Your instructions: Can you transcribe every line exactly and leave the pictures behind?
━━━━━ Collected data ━━━━━
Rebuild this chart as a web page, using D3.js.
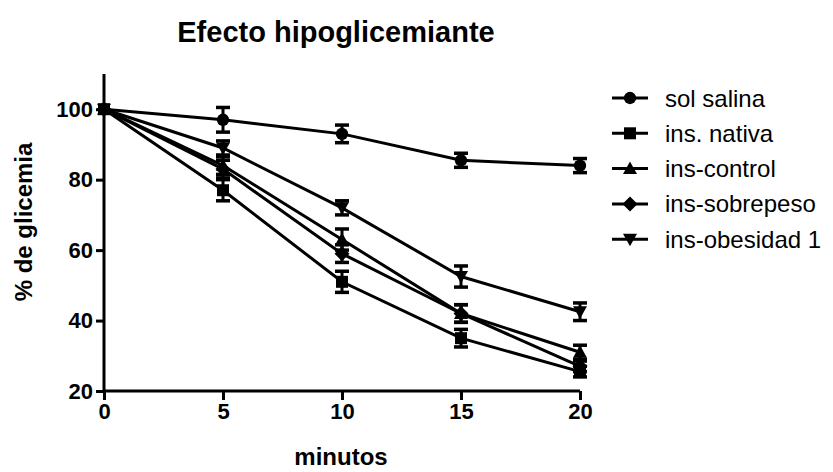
<!DOCTYPE html>
<html>
<head>
<meta charset="utf-8">
<script src="https://cdn.jsdelivr.net/npm/d3@7"></script>
<style>
  body { margin: 0; background: #fff; }
  svg text { font-family: "Liberation Sans", Arial, sans-serif; fill: #000; }
</style>
</head>
<body>
<svg id="chart" width="833" height="472"></svg>
<script>
var minutes = [0, 5, 10, 15, 20];
var seriesNames = ["sol salina", "ins. nativa", "ins-control", "ins-sobrepeso", "ins-obesidad 1"];
var salina = [100, 97, 93, 85.5, 84];
var salinaErr = [0, 3.5, 2.5, 2, 2];
var nativa = [100, 77, 51, 35, 25.5];
var nativaErr = [0, 3, 3, 2.5, 1.5];
var control = [100, 84, 63, 42, 31];
var controlErr = [0, 2.5, 3, 2.5, 2];
var sobrepeso = [100, 83, 59, 42, 27];
var sobrepesoErr = [0, 2.5, 2.5, 2.5, 1.5];
var obesidad = [100, 89, 72, 52.5, 42.5];
var obesidadErr = [0, 2, 2, 3, 2.5];
var yTicks = [20, 40, 60, 80, 100];
var xTicks = [0, 5, 10, 15, 20];

var series = [
    {name: seriesNames[0], values: salina, err: salinaErr, symbol: "circle"},
    {name: seriesNames[1], values: nativa, err: nativaErr, symbol: "square"},
    {name: seriesNames[2], values: control, err: controlErr, symbol: "up"},
    {name: seriesNames[3], values: sobrepeso, err: sobrepesoErr, symbol: "diamond"},
    {name: seriesNames[4], values: obesidad, err: obesidadErr, symbol: "down"}
];

var svg = d3.select("#chart");

var x = d3.scaleLinear().domain([0, 20]).range([104, 580]);
var y = d3.scaleLinear().domain([20, 110]).range([391, 74]);

// marker shapes drawn as paths centred on 0,0
function markerPath(kind) {
    var s = 6;
    if (kind == "circle") return d3.symbol().type(d3.symbolCircle).size(120)();
    if (kind == "square") return "M" + (-s) + "," + (-s) + "H" + s + "V" + s + "H" + (-s) + "Z";
    if (kind == "up") return "M0," + (-s - 1) + "L" + (s + 1) + "," + (s - 0.5) + "L" + (-s - 1) + "," + (s - 0.5) + "Z";
    if (kind == "down") return "M0," + (s + 1) + "L" + (s + 1) + "," + (-s + 0.5) + "L" + (-s - 1) + "," + (-s + 0.5) + "Z";
    if (kind == "diamond") return "M0," + (-s - 1.5) + "L" + (s + 1.5) + ",0L0," + (s + 1.5) + "L" + (-s - 1.5) + ",0Z";
}

// title
svg.append("text")
   .attr("x", 336).attr("y", 42)
   .attr("text-anchor", "middle")
   .style("font-size", "29px").style("font-weight", "bold")
   .text("Efecto hipoglicemiante");

// axes
var yAxis = d3.axisLeft(y).tickValues(yTicks).tickSize(8).tickPadding(3);
var xAxis = d3.axisBottom(x).tickValues(xTicks).tickSize(9).tickPadding(3);

var gy = svg.append("g").attr("transform", "translate(104,0)").call(yAxis);
var gx = svg.append("g").attr("transform", "translate(0,391)").call(xAxis);

[gy, gx].forEach(function(g) {
    g.select(".domain").attr("stroke", "#000").attr("stroke-width", 3);
    g.selectAll(".tick line").attr("stroke", "#000").attr("stroke-width", 3);
    g.selectAll(".tick text")
     .style("font-size", "22px").style("font-weight", "bold")
     .style("font-family", "'Liberation Sans', Arial, sans-serif");
});
gy.select(".domain").attr("d", "M0," + y(110) + "V" + y(20));
gx.select(".domain").attr("d", "M" + x(0) + ",0H" + x(20));

svg.append("text")
   .attr("transform", "translate(32,222) rotate(-90)")
   .attr("text-anchor", "middle")
   .style("font-size", "24px").style("font-weight", "bold")
   .text("% de glicemia");

svg.append("text")
   .attr("x", 341).attr("y", 465)
   .attr("text-anchor", "middle")
   .style("font-size", "24px").style("font-weight", "bold")
   .text("minutos");

var line = d3.line()
    .x(function(d, i) { return x(minutes[i]); })
    .y(function(d) { return y(d); });

var plot = svg.append("g");

series.forEach(function(s) {
    plot.append("path")
        .datum(s.values)
        .attr("d", line)
        .attr("fill", "none")
        .attr("stroke", "#000")
        .attr("stroke-width", 3);
});

series.forEach(function(s) {
    var g = plot.append("g");
    s.values.forEach(function(v, i) {
        var e = s.err[i];
        if (e > 0) {
            var cx = x(minutes[i]);
            g.append("line")
             .attr("x1", cx).attr("x2", cx)
             .attr("y1", y(v + e)).attr("y2", y(v - e))
             .attr("stroke", "#000").attr("stroke-width", 3);
            [v + e, v - e].forEach(function(ev) {
                g.append("line")
                 .attr("x1", cx - 7).attr("x2", cx + 7)
                 .attr("y1", y(ev)).attr("y2", y(ev))
                 .attr("stroke", "#000").attr("stroke-width", 3.5);
            });
        }
        g.append("path")
         .attr("d", markerPath(s.symbol))
         .attr("transform", "translate(" + x(minutes[i]) + "," + y(v) + ")")
         .attr("fill", "#000");
    });
});

// legend
var legend = svg.append("g");
series.forEach(function(s, i) {
    var ly = 98 + i * 35.3;
    legend.append("line")
          .attr("x1", 612).attr("x2", 648)
          .attr("y1", ly).attr("y2", ly)
          .attr("stroke", "#000").attr("stroke-width", 3);
    legend.append("path")
          .attr("d", markerPath(s.symbol))
          .attr("transform", "translate(630," + ly + ")")
          .attr("fill", "#000");
    legend.append("text")
          .attr("x", 665).attr("y", ly + 8.5)
          .style("font-size", "24px")
          .text(s.name);
});
</script>
</body>
</html>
━━━━━
Result of this exercise:
Rebuild this chart as a web page, using D3.js.
<!DOCTYPE html>
<html>
<head>
<meta charset="utf-8">
<script src="https://cdn.jsdelivr.net/npm/d3@7"></script>
<style>
  body { margin: 0; background: #fff; }
  svg text { font-family: "Liberation Sans", Arial, sans-serif; fill: #000; }
</style>
</head>
<body>
<svg id="chart" width="833" height="472"></svg>
<script>
var minutes = [0, 5, 10, 15, 20];
var seriesNames = ["sol salina", "ins. nativa", "ins-control", "ins-sobrepeso", "ins-obesidad 1"];
var salina = [100, 97, 93, 85.5, 84];
var salinaErr = [0, 3.5, 2.5, 2, 2];
var nativa = [100, 77, 51, 35, 25.5];
var nativaErr = [0, 3, 3, 2.5, 1.5];
var control = [100, 84, 63, 42, 31];
var controlErr = [0, 2.5, 3, 2.5, 2];
var sobrepeso = [100, 83, 59, 42, 27];
var sobrepesoErr = [0, 2.5, 2.5, 2.5, 1.5];
var obesidad = [100, 89, 72, 52.5, 42.5];
var obesidadErr = [0, 2, 2, 3, 2.5];
var yTicks = [20, 40, 60, 80, 100];
var xTicks = [0, 5, 10, 15, 20];

var series = [
    {name: seriesNames[0], values: salina, err: salinaErr, symbol: "circle"},
    {name: seriesNames[1], values: nativa, err: nativaErr, symbol: "square"},
    {name: seriesNames[2], values: control, err: controlErr, symbol: "up"},
    {name: seriesNames[3], values: sobrepeso, err: sobrepesoErr, symbol: "diamond"},
    {name: seriesNames[4], values: obesidad, err: obesidadErr, symbol: "down"}
];

var svg = d3.select("#chart");

var x = d3.scaleLinear().domain([0, 20]).range([104, 580]);
var y = d3.scaleLinear().domain([20, 110]).range([391, 74]);

// marker shapes drawn as paths centred on 0,0
function markerPath(kind) {
    var s = 6;
    if (kind == "circle") return d3.symbol().type(d3.symbolCircle).size(120)();
    if (kind == "square") return "M" + (-s) + "," + (-s) + "H" + s + "V" + s + "H" + (-s) + "Z";
    if (kind == "up") return "M0," + (-s - 1) + "L" + (s + 1) + "," + (s - 0.5) + "L" + (-s - 1) + "," + (s - 0.5) + "Z";
    if (kind == "down") return "M0," + (s + 1) + "L" + (s + 1) + "," + (-s + 0.5) + "L" + (-s - 1) + "," + (-s + 0.5) + "Z";
    if (kind == "diamond") return "M0," + (-s - 1.5) + "L" + (s + 1.5) + ",0L0," + (s + 1.5) + "L" + (-s - 1.5) + ",0Z";
}

// title
svg.append("text")
   .attr("x", 336).attr("y", 42)
   .attr("text-anchor", "middle")
   .style("font-size", "29px").style("font-weight", "bold")
   .text("Efecto hipoglicemiante");

// axes
var yAxis = d3.axisLeft(y).tickValues(yTicks).tickSize(8).tickPadding(3);
var xAxis = d3.axisBottom(x).tickValues(xTicks).tickSize(9).tickPadding(3);

var gy = svg.append("g").attr("transform", "translate(104,0)").call(yAxis);
var gx = svg.append("g").attr("transform", "translate(0,391)").call(xAxis);

[gy, gx].forEach(function(g) {
    g.select(".domain").attr("stroke", "#000").attr("stroke-width", 3);
    g.selectAll(".tick line").attr("stroke", "#000").attr("stroke-width", 3);
    g.selectAll(".tick text")
     .style("font-size", "22px").style("font-weight", "bold")
     .style("font-family", "'Liberation Sans', Arial, sans-serif");
});
gy.select(".domain").attr("d", "M0," + y(110) + "V" + y(20));
gx.select(".domain").attr("d", "M" + x(0) + ",0H" + x(20));

svg.append("text")
   .attr("transform", "translate(32,222) rotate(-90)")
   .attr("text-anchor", "middle")
   .style("font-size", "24px").style("font-weight", "bold")
   .text("% de glicemia");

svg.append("text")
   .attr("x", 341).attr("y", 465)
   .attr("text-anchor", "middle")
   .style("font-size", "24px").style("font-weight", "bold")
   .text("minutos");

var line = d3.line()
    .x(function(d, i) { return x(minutes[i]); })
    .y(function(d) { return y(d); });

var plot = svg.append("g");

series.forEach(function(s) {
    plot.append("path")
        .datum(s.values)
        .attr("d", line)
        .attr("fill", "none")
        .attr("stroke", "#000")
        .attr("stroke-width", 3);
});

series.forEach(function(s) {
    var g = plot.append("g");
    s.values.forEach(function(v, i) {
        var e = s.err[i];
        if (e > 0) {
            var cx = x(minutes[i]);
            g.append("line")
             .attr("x1", cx).attr("x2", cx)
             .attr("y1", y(v + e)).attr("y2", y(v - e))
             .attr("stroke", "#000").attr("stroke-width", 3);
            [v + e, v - e].forEach(function(ev) {
                g.append("line")
                 .attr("x1", cx - 7).attr("x2", cx + 7)
                 .attr("y1", y(ev)).attr("y2", y(ev))
                 .attr("stroke", "#000").attr("stroke-width", 3.5);
            });
        }
        g.append("path")
         .attr("d", markerPath(s.symbol))
         .attr("transform", "translate(" + x(minutes[i]) + "," + y(v) + ")")
         .attr("fill", "#000");
    });
});

// legend
var legend = svg.append("g");
series.forEach(function(s, i) {
    var ly = 98 + i * 35.3;
    legend.append("line")
          .attr("x1", 612).attr("x2", 648)
          .attr("y1", ly).attr("y2", ly)
          .attr("stroke", "#000").attr("stroke-width", 3);
    legend.append("path")
          .attr("d", markerPath(s.symbol))
          .attr("transform", "translate(630," + ly + ")")
          .attr("fill", "#000");
    legend.append("text")
          .attr("x", 665).attr("y", ly + 8.5)
          .style("font-size", "24px")
          .text(s.name);
});
</script>
</body>
</html>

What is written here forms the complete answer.